Kingsbarns Distillery launch a young dram
In 2009 golf caddie Douglas Clement raised £100,000 funding to begin project to build distillery near St Andrews, followed in 2012 by a £670,000 Scottish Government grant. By 2013 the project still in need of funding, Clement sells the company to the Wemyss family in January, remaining as a director. Not bad going seemingly as the fundraising was not Doug’s own money, also the grant that appeared. Six months later work begins on the site, 2014 the distillery and visitors’ centre opens to the public on 1 December . Eden Mill is another local to St Andrews distillery opened these past years, at the estuary at Guardbridge, Fife.
A long held dream to distil whisky in the East Neuk of Fife became reality today for the founders of Kingsbarns Distillery, their first expression: Kingsbarns ‘Dream to Dram’, crafted with barley harvested from the fields of East Fife. The result is a surprisingly a lowland style malt whisky. It’s nice to see Dream to Dram is packaged in pretty normal packaging, a nice change these days. The distillery began life as a semi-derelict farm steading – built around 1800 by Thomas Erskine, the ninth Earl of Kellie, as part of East Newhall Farm. The distillery has 4 wash backs and 2 stills (wash still 7.5k litres, spirit still 4.5k litres) using long lyne arms for maximum copper contact. And has a capacity of 34 barrels per week aiming for produce 200k litres of alcohol per year. Waste water goes through reed beds and is returned clean into the local burn; local farmers use waste as fertilizer as per usual, and spent grain is used as cattle feed on neighbouring farms, again as per standard. The dram/bottle is certainly not cheap, almost £45 for a very young first dram, and unlike a neighbour Daft Mill, released the whisky as soon as possible, maybe they should have left it a wee while longer (like daft Mill).

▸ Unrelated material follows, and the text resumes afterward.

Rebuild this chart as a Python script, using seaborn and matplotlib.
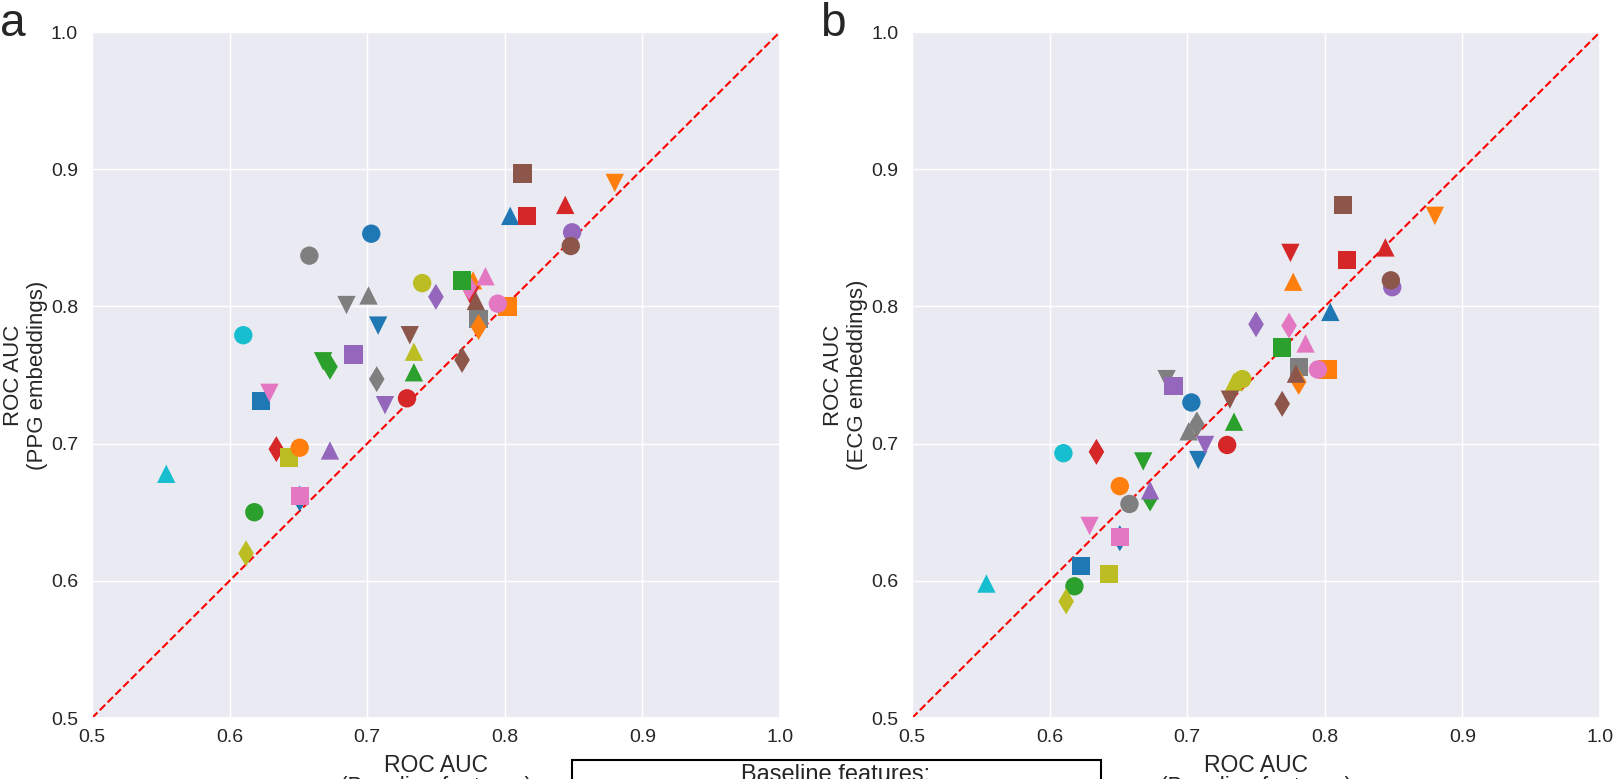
import matplotlib
matplotlib.use("Agg")
import matplotlib.pyplot as plt
import seaborn as sns
import pandas as pd

# one entry per task: colour, marker, baseline AUC, PPG-embedding AUC, ECG-embedding AUC
colors = ["tab:gray", "tab:gray", "tab:gray", "tab:gray",
          "tab:blue", "tab:blue", "tab:blue", "tab:blue", "tab:blue",
          "tab:orange", "tab:orange", "tab:orange", "tab:orange",
          "tab:green", "tab:green", "tab:green", "tab:green",
          "tab:red", "tab:red", "tab:red", "tab:red", "tab:red",
          "tab:purple", "tab:purple", "tab:purple", "tab:purple", "tab:purple",
          "tab:brown", "tab:brown", "tab:brown", "tab:brown",
          "tab:pink", "tab:pink", "tab:pink", "tab:pink", "tab:pink",
          "tab:green", "tab:gray",
          "tab:olive", "tab:olive", "tab:olive", "tab:olive",
          "tab:cyan", "tab:cyan",
          "tab:brown", "tab:orange"]
markers = ["s", "v", "^", "d",
           "o", "^", "v", "s", "d",
           "^", "v", "s", "d",
           "o", "^", "v", "d",
           "o", "^", "v", "s", "d",
           "o", "^", "v", "s", "d",
           "o", "^", "s", "d",
           "o", "^", "v", "s", "d",
           "s", "o",
           "o", "^", "s", "d",
           "o", "^",
           "v", "o"]
baseline = [0.781, 0.685, 0.701, 0.707,
            0.703, 0.804, 0.708, 0.623, 0.651,
            0.777, 0.880, 0.802, 0.781,
            0.618, 0.734, 0.668, 0.673,
            0.729, 0.844, 0.775, 0.816, 0.634,
            0.849, 0.673, 0.713, 0.690, 0.750,
            0.848, 0.779, 0.813, 0.769,
            0.795, 0.786, 0.629, 0.651, 0.774,
            0.769, 0.658,
            0.740, 0.734, 0.643, 0.612,
            0.610, 0.554,
            0.731, 0.651]
ppg = [0.791, 0.801, 0.808, 0.747,
       0.853, 0.866, 0.786, 0.731, 0.660,
       0.819, 0.890, 0.800, 0.785,
       0.650, 0.752, 0.760, 0.756,
       0.733, 0.874, 0.808, 0.866, 0.696,
       0.854, 0.695, 0.728, 0.765, 0.807,
       0.844, 0.804, 0.897, 0.761,
       0.802, 0.822, 0.737, 0.662, 0.814,
       0.819, 0.837,
       0.817, 0.767, 0.690, 0.620,
       0.779, 0.678,
       0.779, 0.697]
ecg = [0.756, 0.747, 0.709, 0.714,
       0.730, 0.796, 0.688, 0.611, 0.631,
       0.818, 0.866, 0.754, 0.745,
       0.596, 0.716, 0.687, 0.660,
       0.699, 0.843, 0.839, 0.834, 0.694,
       0.814, 0.666, 0.699, 0.742, 0.787,
       0.819, 0.751, 0.874, 0.729,
       0.754, 0.773, 0.640, 0.632, 0.786,
       0.770, 0.656,
       0.747, 0.745, 0.605, 0.585,
       0.693, 0.598,
       0.732, 0.669]

ticks = [0.5, 0.6, 0.7, 0.8, 0.9, 1.0]

df = pd.DataFrame({"color": colors, "marker": markers,
                   "baseline": baseline, "ppg": ppg, "ecg": ecg})

sns.set_theme(style="darkgrid")
plt.rcParams["font.family"] = ["Liberation Sans", "DejaVu Sans"]

fig = plt.figure(figsize=(16.16, 7.79), dpi=100)
ax_a = fig.add_axes([0.0569, 0.0783, 0.4257, 0.8806])
ax_b = fig.add_axes([0.5644, 0.0783, 0.4257, 0.8806])

palette = {c: c for c in set(colors)}
marker_map = {m: m for m in set(markers)}

for ax, col, name, letter, lx in [(ax_a, "ppg", "PPG", "a", 0.0),
                                  (ax_b, "ecg", "ECG", "b", 0.5075)]:
    sns.scatterplot(data=df, x="baseline", y=col, hue="color", style="marker",
                    palette=palette, markers=marker_map, s=175, linewidth=0,
                    legend=False, ax=ax, zorder=3)
    ax.plot(ticks, ticks, ls="--", color="red", lw=1.5, zorder=2)
    ax.set_xlim(0.5, 1.0)
    ax.set_ylim(0.5, 1.0)
    ax.set_xticks(ticks)
    ax.set_yticks(ticks)
    ax.tick_params(axis="y", labelsize=14, pad=4)
    ax.tick_params(axis="x", labelsize=14, pad=2)
    ax.set_xlabel("ROC AUC\n(Baseline features)", fontsize=16.5, labelpad=6,
                  linespacing=0.92)
    ax.set_ylabel(f"ROC AUC\n({name} embeddings)", fontsize=16, labelpad=2)
    fig.text(lx, 0.998, letter, fontsize=33, ha="left", va="top")

# legend box, mostly below the visible canvas
fig.add_artist(plt.Rectangle((0.354, -0.2), 0.3274, 0.2244, transform=fig.transFigure,
                             facecolor="white", edgecolor="black", lw=1.5, clip_on=False))
fig.text(0.5173, 0.019, "Baseline features:", fontsize=17, ha="center", va="top")

fig.savefig("out.png", dpi=100)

Distiller Peter Holroyd has been at the helm of distillation from the very beginning, turning his passion for whisky into a reality with the Wemyss family. A native of Glasgow, Peter graduated from the Heriot Watt Brewing and Distilling Course in Edinburgh, working in a number of small breweries before joining the Kingsbarns, this is his first whisky appointment and he has a young team with him. Wemyss is owned by the Wemyss family. Their family seat is Wemyss Castle in Fife where they’ve lived since the 1300s. Wemyss Malts is primarily known for its range of blended malt Scotch Whisky which uses names inspired by the natural flavours and aromas of the whiskies: The Hive, Spice King and Peat Chimney. www.wemyssmalts.com.

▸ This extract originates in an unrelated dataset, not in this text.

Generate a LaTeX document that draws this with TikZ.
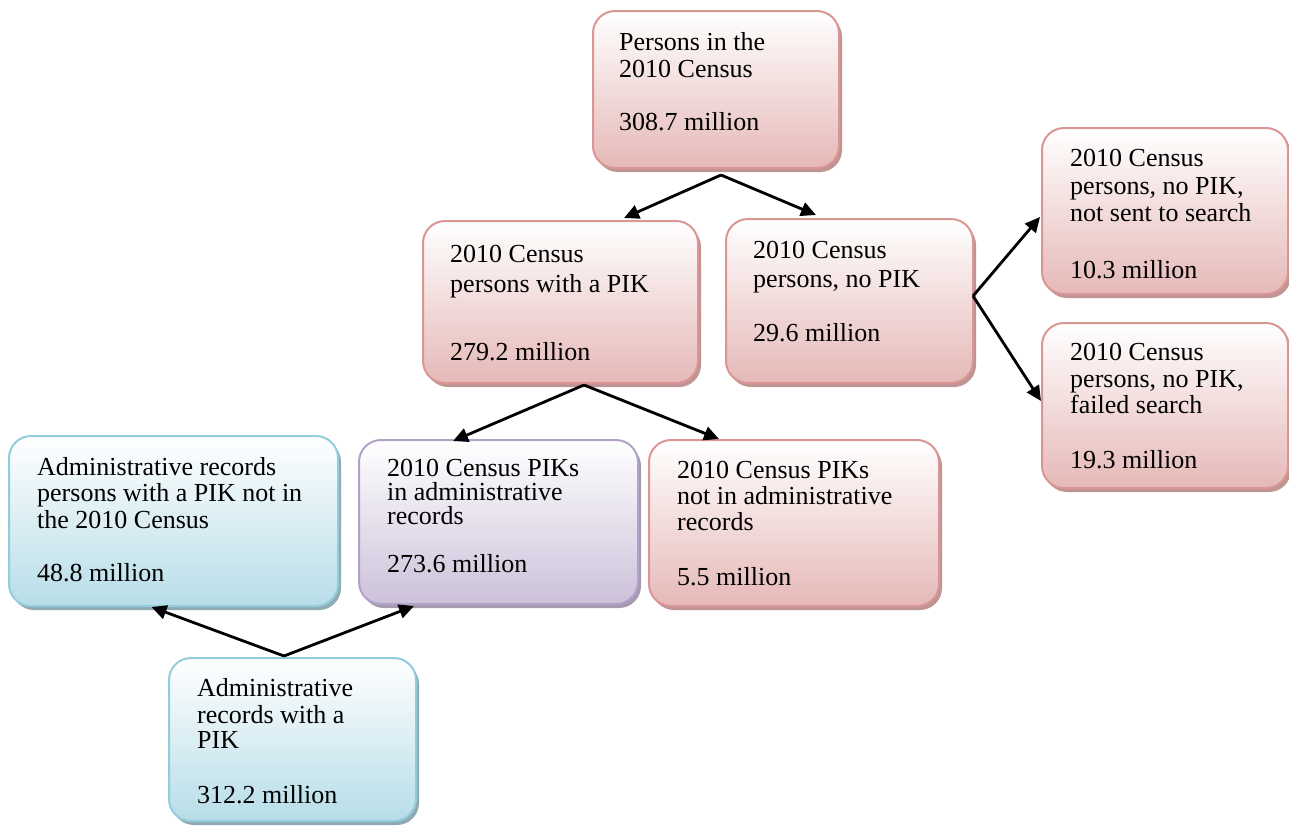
\documentclass[tikz,border=0pt]{standalone}
\usepackage{fontspec}
\setmainfont{Liberation Serif}
\usetikzlibrary{calc,shadows,arrows.meta}
\definecolor{pinkline}{HTML}{D99694}
\definecolor{pinkfill}{HTML}{E5B9B7}
\definecolor{pinkshadow}{HTML}{BF9493}
\definecolor{blueline}{HTML}{93CDDD}
\definecolor{bluefill}{HTML}{B7DDE8}
\definecolor{blueshadow}{HTML}{8FAAB2}
\definecolor{purpline}{HTML}{B3A2C7}
\definecolor{purpfill}{HTML}{CCC1DA}
\definecolor{purpshadow}{HTML}{A49AB0}
\tikzset{
  box/.style={draw, rounded corners=22pt, line width=2pt, anchor=north west, inner sep=0pt},
  pinkbox/.style={box, draw=pinkline, top color=white, bottom color=pinkfill,
    drop shadow={shadow xshift=3pt, shadow yshift=-4pt, fill=pinkshadow, opacity=1}},
  bluebox/.style={box, draw=blueline, top color=white, bottom color=bluefill,
    drop shadow={shadow xshift=3pt, shadow yshift=-4pt, fill=blueshadow, opacity=1}},
  purpbox/.style={box, draw=purpline, top color=white, bottom color=purpfill,
    drop shadow={shadow xshift=3pt, shadow yshift=-4pt, fill=purpshadow, opacity=1}},
  txt/.style={anchor=base west, align=left, inner sep=0pt, font=\fontsize{26}{27}\selectfont},
  arr/.style={line width=2.8pt, -{Triangle[length=15pt,width=14pt]}}
}
\begin{document}
\begin{tikzpicture}[x=1pt,y=-1pt]
\useasboundingbox (0,0) rectangle (1289,825);
% boxes
\node[pinkbox, minimum width=246pt, minimum height=157pt] (b1) at (592,10) {};
\node[pinkbox, minimum width=275pt, minimum height=162pt] (b2) at (422,220) {};
\node[pinkbox, minimum width=247pt, minimum height=164pt] (b3) at (725,218) {};
\node[pinkbox, minimum width=246pt, minimum height=166pt] (b4) at (1041,127) {};
\node[pinkbox, minimum width=246pt, minimum height=165pt] (b5) at (1041,322) {};
\node[bluebox, minimum width=329pt, minimum height=170pt] (b6) at (8,435) {};
\node[purpbox, minimum width=279pt, minimum height=164pt] (b7) at (358,439) {};
\node[pinkbox, minimum width=290pt, minimum height=166pt] (b8) at (648,439) {};
\node[bluebox, minimum width=247pt, minimum height=163pt] (b9) at (168,657) {};
% texts (anchored on the baseline of the last line)
\node[txt] (t1) at ($(b1.north west)+(27,120)$) {Persons in the\\2010 Census\\[26pt]308.7 million};
\node[txt] (t2) at ($(b2.north west)+(28,140)$) {2010 Census\\[3pt]persons with a PIK\\[41pt]279.2 million};
\node[txt] (t3) at ($(b3.north west)+(28,123)$) {2010 Census\\[2pt]persons, no PIK\\[27pt]29.6 million};
\node[txt] (t4) at ($(b4.north west)+(29,151)$) {2010 Census\\[1pt]persons, no PIK,\\not sent to search\\[30pt]10.3 million};
\node[txt] (t5) at ($(b5.north west)+(29,146)$) {2010 Census\\persons, no PIK,\\[-1pt]failed search\\[28pt]19.3 million};
\node[txt] (t6) at ($(b6.north west)+(29,146)$) {Administrative records\\[-1pt]persons with a PIK not in\\the 2010 Census\\[26pt]48.8 million};
\node[txt] (t7) at ($(b7.north west)+(29,133)$) {2010 Census PIKs\\[-3pt]in administrative\\[-3pt]records\\[21pt]273.6 million};
\node[txt] (t8) at ($(b8.north west)+(29,146)$) {2010 Census PIKs\\[-1pt]not in administrative\\[-1pt]records\\[28pt]5.5 million};
\node[txt] (t9) at ($(b9.north west)+(29,146)$) {Administrative\\records with a\\[-2pt]PIK\\[28pt]312.2 million};
% junctions
\coordinate (j1) at ($(b1.south)+(5,6)$);
\coordinate (j2) at ($(b2.south)+(23.5,1)$);
\coordinate (j3) at ($(b3.east)+(-1,-5)$);
\coordinate (j4) at ($(b9.north)+(-8.5,-1)$);
% arrows
\draw[arr] (j1) -- ($(b2.north)+(63.5,-2)$);
\draw[arr] (j1) -- ($(b3.north)+(-33.5,-3)$);
\draw[arr] (j2) -- ($(b7.north)+(-45.5,2)$);
\draw[arr] (j2) -- ($(b8.north)+(-75,0)$);
\draw[arr] (j3) -- ($(b4.west)+(-1,6)$);
\draw[arr] (j3) -- ($(b5.west)+(0,-4.5)$);
\draw[arr] (j4) -- ($(b6.south)+(-22,0)$);
\draw[arr] (j4) -- ($(b7.south)+(-84.5,1)$);
\end{tikzpicture}
\end{document}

What I do find strange for a distillery is this offer; £10 instead of £20 for a tour for two or £18 instead of £40 for four of Kingsbarns Distillery and Visitor Centre; includes 2 drams each – save up to 55% with itison. Their statement also confused me; become a whisky expert with a tour of Kingsbarns Distillery and Visitor Centre. How can a person become an expert in whisky after an hour or so at a distillery and 2 drams? You kick off your visit in the exhibition, where you can discover the history behind the distillery and local area. You then step in to the 18th century doocot, where the first cask of Kingsbarns spirit is resting and test your sense of smell by identifying common whisky aromas even before the distillery walk about by the way. Your guide will talk you through the ins and outs of distillation before you head to the tasting room to sample two drams but when we took the tour, the drams couldnee be actual distillery drams as the three years and a day had not been reached.
Story by Paul McLean, Perth. “Sorry, cannee get enthusiastic about this, my two visits have no been the best and wasnee that keen on the drams we were given. Our American guests were ok, they went through approx. 7 drams, they were not experts when they arrived, nor were they experts when they left!”